7. Todas as vezes que viu uma possível candidata a, digamos, namorada o candidato freou, deu uma cantada grosseira e arrancou olhando sempre para trás?
8. Ao dar partida, invarialmente o candidato arranca "puxando" o veículo para a esquerda?
9. Se está parado, o candidato espera o momento oportuno para partir, preferencialmente se algum veículo o estiver ultrapassando e, melhor ainda, vier algum veículo se aproximando em sentido contrário?
10. Ao menos uma vez em cada viagem, o candidato desceu repentinamente do veículo, escancarou a porta e ignorou que havia outros veículos trafegando?
11. O candidato fez ultrapassagens em curvas, sem visão do que poderia vir em sentido contrário?
12. Em um dos raros momentos que o candidato dirigia a baixa velocidade, ele acelerou no instante que algum veículo iniciou a sua ultrapassagem?
13. Ele criou situações para discutir com motoristas de ónibus e táxi?
14. Sempre que parou próximo a uma cabine da Polícia Militar, o candidato aproveitou para exigir um aperto no fulaninho que não está participando da caixinha?
15. O candidato buzinou insistentemente ao passar em frente a hospitais e escolas?

Avaliação

De 0 a 15 pontos
Conceito
Incapacidade permanente.
Justificativa
O candidato é uma séria ameaça à estabilidade do transporte alternativo.
Ação do avaliador
Preenchimento da circular impedindo que o candidato possa sequer candidatar-se outra vez.
De 16 a 20 pontos
Conceito
Incapacidade temporária.
Justificativa
O candidato não demonstra aptidão para o serviço.
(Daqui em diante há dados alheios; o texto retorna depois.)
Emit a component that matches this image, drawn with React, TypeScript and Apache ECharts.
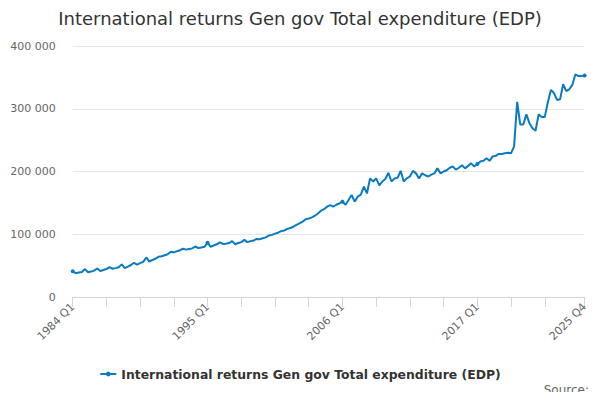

Na falta de candidatos poderá se candidatar após seis meses.
Ação do avaliador
Entregar ao candidato um formulário para novo teste em seis meses, mas ficar atento, pois se o candidato fraudar o documento deverá contar com a benevolência do avaliador na próxima vez.
De 21 a 25 Pontos
Conceito
Apto com ressalva
Justificativa
O candidato precisa adquirir algumas manhas da profissão
Ação do avaliador
Encaminhar o candidato ao ponto de táxi do Aeroporto Santos Dumond ou da Rodoviária Novo Rio para um estágio de um mês, após o qual o candidato será considerado apto sem necessidade de nova avaliação.
De 26 a 30 pontos
Conceito
Apto.
Justificativa
Sabe tudo!
Ação do avaliador
Fazer um contrato, ou melhor, um trato com o candidato, soltando-o imediatamente nas ruas.